The LRA’s information is in consonance with Article 30 (b) of the 1986 Constitution that compels citizens to honor their tax obligations, as the New Election and LRA Laws have indicated.

According to Article 30 of the Constitution, “Citizens of Liberia who meet the following qualifications are eligible to become members of the Legislature: a) for the Senate, have attained the age of 30 years and for the House of Representatives, have attained the age of 25 years; b) be domiciled in the country or constituency to be represented not less than one year prior to the time of the election and be a taxpayer.”

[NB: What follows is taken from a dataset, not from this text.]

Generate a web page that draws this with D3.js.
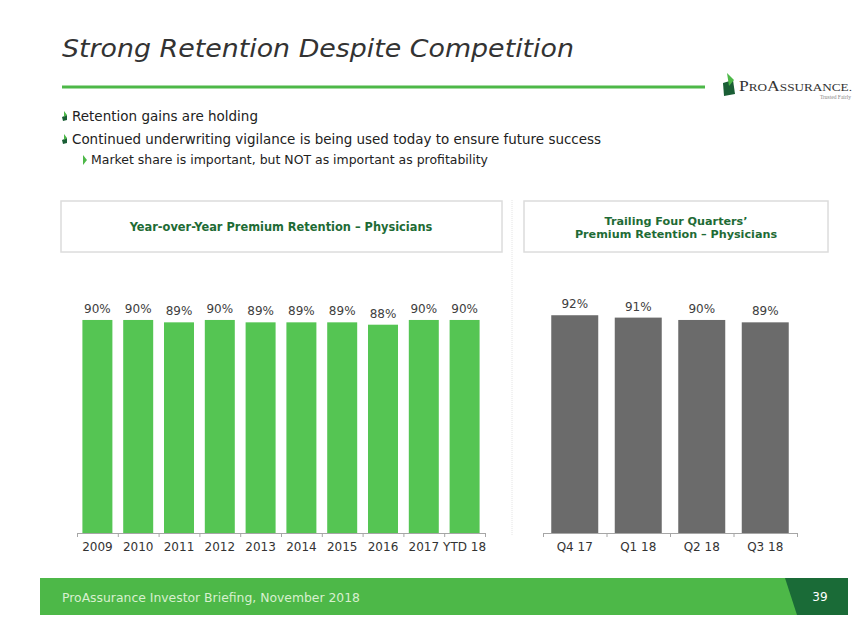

LRA Commissioner General Elfrieda S. Tamba’s letter said: “We humbly request all members of the august body that have not complied for prior periods to please prioritize (given their very busy schedule) the registration of your property (s) and payment of the applicable lawful taxes, for both the prior and current periods within the statutory timeframe.

“Also given that this is an election year, we request your approval to establish a special purpose Taxpayer Service Booth to facilitate compliance by the Legislators. A focal person from the Real Estate Tax Division of the Domestic Tax Department will be available to answer all inquiries.”

Incumbent lawmakers who are seeking reelection as well aspirants are obligated to produce their Real Property Tax receipts or certificates to the National Elections Commission (NEC) to qualify to contest the election. “The NEC and LRA are collaborating to ensure that these Real Property Tax receipts or certificates are factual,” said an executive member of the LRA.

An LRA staff who begged anonymity said several lawmakers owed over US$300,000 in real property taxes, including current tax obligations.

Meanwhile, about 67 lawmakers are seeking reelection and over 150 citizens are contesting for Liberia’s 73 electoral districts, whereas 24 individuals are running for President of Liberia.